Exercise aim
Extract only the first line of the listing and every line after it up to and including the one with "textColor = '#222';". Omit the pictures.

Provided data
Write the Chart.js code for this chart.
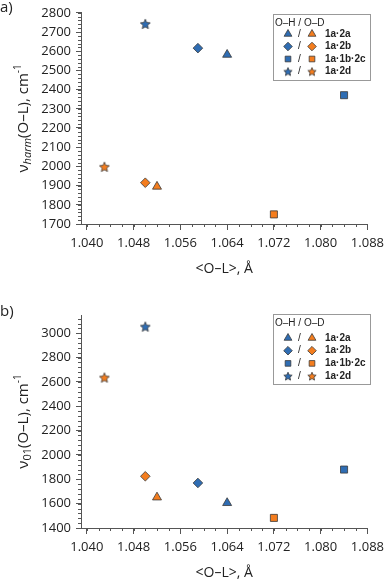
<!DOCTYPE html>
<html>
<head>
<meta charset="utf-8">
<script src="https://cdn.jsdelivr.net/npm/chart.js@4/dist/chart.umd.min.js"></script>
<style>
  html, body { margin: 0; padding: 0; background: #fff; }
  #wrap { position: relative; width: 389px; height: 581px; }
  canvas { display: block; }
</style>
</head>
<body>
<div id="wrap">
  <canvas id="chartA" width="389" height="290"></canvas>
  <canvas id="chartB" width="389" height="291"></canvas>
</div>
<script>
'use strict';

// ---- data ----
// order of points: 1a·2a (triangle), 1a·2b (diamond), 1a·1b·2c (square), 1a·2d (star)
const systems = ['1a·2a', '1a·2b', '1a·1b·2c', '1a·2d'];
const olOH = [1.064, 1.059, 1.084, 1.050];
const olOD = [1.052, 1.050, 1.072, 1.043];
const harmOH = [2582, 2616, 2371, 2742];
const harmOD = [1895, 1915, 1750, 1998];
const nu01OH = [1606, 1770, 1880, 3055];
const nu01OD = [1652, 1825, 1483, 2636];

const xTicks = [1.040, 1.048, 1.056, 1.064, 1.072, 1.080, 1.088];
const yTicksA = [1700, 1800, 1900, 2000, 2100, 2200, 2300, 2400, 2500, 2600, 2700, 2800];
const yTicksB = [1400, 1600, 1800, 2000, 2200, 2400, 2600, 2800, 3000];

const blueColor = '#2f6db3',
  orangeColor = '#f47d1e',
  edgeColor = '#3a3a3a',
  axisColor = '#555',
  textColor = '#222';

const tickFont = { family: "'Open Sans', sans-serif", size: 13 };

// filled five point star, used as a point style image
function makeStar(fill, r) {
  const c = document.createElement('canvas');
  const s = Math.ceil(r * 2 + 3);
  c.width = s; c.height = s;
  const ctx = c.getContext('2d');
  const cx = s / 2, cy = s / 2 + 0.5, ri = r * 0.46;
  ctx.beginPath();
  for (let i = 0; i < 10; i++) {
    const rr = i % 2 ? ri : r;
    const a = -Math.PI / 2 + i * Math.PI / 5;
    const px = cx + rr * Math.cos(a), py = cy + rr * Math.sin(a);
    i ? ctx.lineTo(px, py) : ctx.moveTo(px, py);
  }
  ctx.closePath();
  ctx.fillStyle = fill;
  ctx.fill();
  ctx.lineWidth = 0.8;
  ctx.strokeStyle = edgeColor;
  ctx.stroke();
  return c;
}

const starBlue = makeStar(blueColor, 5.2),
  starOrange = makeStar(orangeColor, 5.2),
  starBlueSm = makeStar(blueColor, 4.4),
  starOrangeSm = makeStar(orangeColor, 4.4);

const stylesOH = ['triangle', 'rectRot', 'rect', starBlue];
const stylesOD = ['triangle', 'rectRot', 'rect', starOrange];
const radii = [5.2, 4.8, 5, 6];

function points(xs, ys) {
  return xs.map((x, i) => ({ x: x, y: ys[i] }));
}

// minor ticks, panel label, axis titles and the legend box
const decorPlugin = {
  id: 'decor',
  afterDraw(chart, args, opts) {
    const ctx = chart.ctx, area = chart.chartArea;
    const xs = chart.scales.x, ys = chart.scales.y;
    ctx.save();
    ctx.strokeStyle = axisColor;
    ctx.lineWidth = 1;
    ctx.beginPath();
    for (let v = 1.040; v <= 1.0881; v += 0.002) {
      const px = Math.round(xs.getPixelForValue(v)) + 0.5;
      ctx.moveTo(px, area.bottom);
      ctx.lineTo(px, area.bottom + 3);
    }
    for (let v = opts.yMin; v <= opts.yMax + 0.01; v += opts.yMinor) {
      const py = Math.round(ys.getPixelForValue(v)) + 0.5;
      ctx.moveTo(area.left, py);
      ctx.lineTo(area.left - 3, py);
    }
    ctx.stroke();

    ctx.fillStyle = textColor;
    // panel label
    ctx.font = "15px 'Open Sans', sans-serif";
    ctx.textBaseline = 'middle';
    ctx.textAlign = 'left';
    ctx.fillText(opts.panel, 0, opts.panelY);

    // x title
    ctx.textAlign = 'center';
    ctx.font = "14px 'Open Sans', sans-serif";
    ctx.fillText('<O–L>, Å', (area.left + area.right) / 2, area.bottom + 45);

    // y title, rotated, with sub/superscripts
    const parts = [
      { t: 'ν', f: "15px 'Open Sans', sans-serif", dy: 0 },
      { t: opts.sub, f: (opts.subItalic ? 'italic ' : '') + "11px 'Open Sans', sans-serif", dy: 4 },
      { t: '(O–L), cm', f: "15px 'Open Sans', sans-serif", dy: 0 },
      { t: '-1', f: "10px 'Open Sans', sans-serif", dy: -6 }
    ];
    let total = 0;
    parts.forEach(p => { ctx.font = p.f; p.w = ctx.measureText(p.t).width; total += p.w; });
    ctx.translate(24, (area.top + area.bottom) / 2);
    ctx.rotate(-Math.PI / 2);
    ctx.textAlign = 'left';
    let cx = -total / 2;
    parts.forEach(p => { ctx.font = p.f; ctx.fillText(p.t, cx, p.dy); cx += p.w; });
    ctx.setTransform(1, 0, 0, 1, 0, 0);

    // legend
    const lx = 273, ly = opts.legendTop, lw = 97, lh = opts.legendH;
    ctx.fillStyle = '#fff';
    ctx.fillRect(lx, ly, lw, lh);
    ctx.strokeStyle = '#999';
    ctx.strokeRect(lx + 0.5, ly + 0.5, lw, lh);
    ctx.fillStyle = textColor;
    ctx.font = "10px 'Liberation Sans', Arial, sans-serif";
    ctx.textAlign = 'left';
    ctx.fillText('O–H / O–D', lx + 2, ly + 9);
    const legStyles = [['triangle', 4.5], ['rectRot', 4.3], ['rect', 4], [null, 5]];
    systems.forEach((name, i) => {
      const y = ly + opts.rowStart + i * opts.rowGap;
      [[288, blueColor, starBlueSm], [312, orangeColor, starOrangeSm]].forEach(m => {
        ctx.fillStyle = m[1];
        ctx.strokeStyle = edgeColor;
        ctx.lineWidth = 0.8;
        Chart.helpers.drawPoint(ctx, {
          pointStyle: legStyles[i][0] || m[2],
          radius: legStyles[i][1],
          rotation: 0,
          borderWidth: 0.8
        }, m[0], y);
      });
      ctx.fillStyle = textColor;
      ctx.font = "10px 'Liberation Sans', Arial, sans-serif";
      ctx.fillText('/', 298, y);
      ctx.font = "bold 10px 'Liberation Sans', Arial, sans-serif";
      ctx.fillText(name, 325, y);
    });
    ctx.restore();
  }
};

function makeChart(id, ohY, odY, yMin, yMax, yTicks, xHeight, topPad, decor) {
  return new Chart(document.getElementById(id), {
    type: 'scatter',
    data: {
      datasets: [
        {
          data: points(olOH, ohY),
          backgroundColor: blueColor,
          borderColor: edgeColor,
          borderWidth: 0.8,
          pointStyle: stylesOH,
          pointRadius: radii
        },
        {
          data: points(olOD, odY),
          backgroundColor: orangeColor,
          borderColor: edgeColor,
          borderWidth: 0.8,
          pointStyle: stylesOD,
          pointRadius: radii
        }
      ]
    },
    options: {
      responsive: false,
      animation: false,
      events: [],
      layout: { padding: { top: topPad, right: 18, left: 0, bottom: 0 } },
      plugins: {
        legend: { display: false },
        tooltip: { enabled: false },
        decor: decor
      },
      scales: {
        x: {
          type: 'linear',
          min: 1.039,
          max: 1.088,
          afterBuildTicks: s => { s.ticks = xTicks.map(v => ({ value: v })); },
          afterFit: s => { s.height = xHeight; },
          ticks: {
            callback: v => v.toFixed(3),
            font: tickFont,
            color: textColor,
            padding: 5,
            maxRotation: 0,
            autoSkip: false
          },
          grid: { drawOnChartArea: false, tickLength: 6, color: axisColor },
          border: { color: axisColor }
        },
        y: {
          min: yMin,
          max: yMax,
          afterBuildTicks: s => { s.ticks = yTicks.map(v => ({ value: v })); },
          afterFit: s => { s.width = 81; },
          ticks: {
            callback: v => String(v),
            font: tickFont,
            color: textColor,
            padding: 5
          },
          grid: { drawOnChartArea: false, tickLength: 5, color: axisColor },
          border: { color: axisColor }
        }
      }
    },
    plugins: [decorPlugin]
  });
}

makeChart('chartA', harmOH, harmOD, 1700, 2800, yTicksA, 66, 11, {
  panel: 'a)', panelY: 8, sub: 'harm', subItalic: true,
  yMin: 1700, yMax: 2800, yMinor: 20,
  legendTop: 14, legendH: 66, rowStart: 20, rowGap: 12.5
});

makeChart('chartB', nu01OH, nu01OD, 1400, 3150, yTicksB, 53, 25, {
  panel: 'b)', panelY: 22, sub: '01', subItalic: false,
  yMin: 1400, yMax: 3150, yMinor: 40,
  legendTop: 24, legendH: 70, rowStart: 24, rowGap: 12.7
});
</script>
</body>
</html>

Exercise answer
Write the Chart.js code for this chart.
<!DOCTYPE html>
<html>
<head>
<meta charset="utf-8">
<script src="https://cdn.jsdelivr.net/npm/chart.js@4/dist/chart.umd.min.js"></script>
<style>
  html, body { margin: 0; padding: 0; background: #fff; }
  #wrap { position: relative; width: 389px; height: 581px; }
  canvas { display: block; }
</style>
</head>
<body>
<div id="wrap">
  <canvas id="chartA" width="389" height="290"></canvas>
  <canvas id="chartB" width="389" height="291"></canvas>
</div>
<script>
'use strict';

// ---- data ----
// order of points: 1a·2a (triangle), 1a·2b (diamond), 1a·1b·2c (square), 1a·2d (star)
const systems = ['1a·2a', '1a·2b', '1a·1b·2c', '1a·2d'];
const olOH = [1.064, 1.059, 1.084, 1.050];
const olOD = [1.052, 1.050, 1.072, 1.043];
const harmOH = [2582, 2616, 2371, 2742];
const harmOD = [1895, 1915, 1750, 1998];
const nu01OH = [1606, 1770, 1880, 3055];
const nu01OD = [1652, 1825, 1483, 2636];

const xTicks = [1.040, 1.048, 1.056, 1.064, 1.072, 1.080, 1.088];
const yTicksA = [1700, 1800, 1900, 2000, 2100, 2200, 2300, 2400, 2500, 2600, 2700, 2800];
const yTicksB = [1400, 1600, 1800, 2000, 2200, 2400, 2600, 2800, 3000];

const blueColor = '#2f6db3',
  orangeColor = '#f47d1e',
  edgeColor = '#3a3a3a',
  axisColor = '#555',
  textColor = '#222';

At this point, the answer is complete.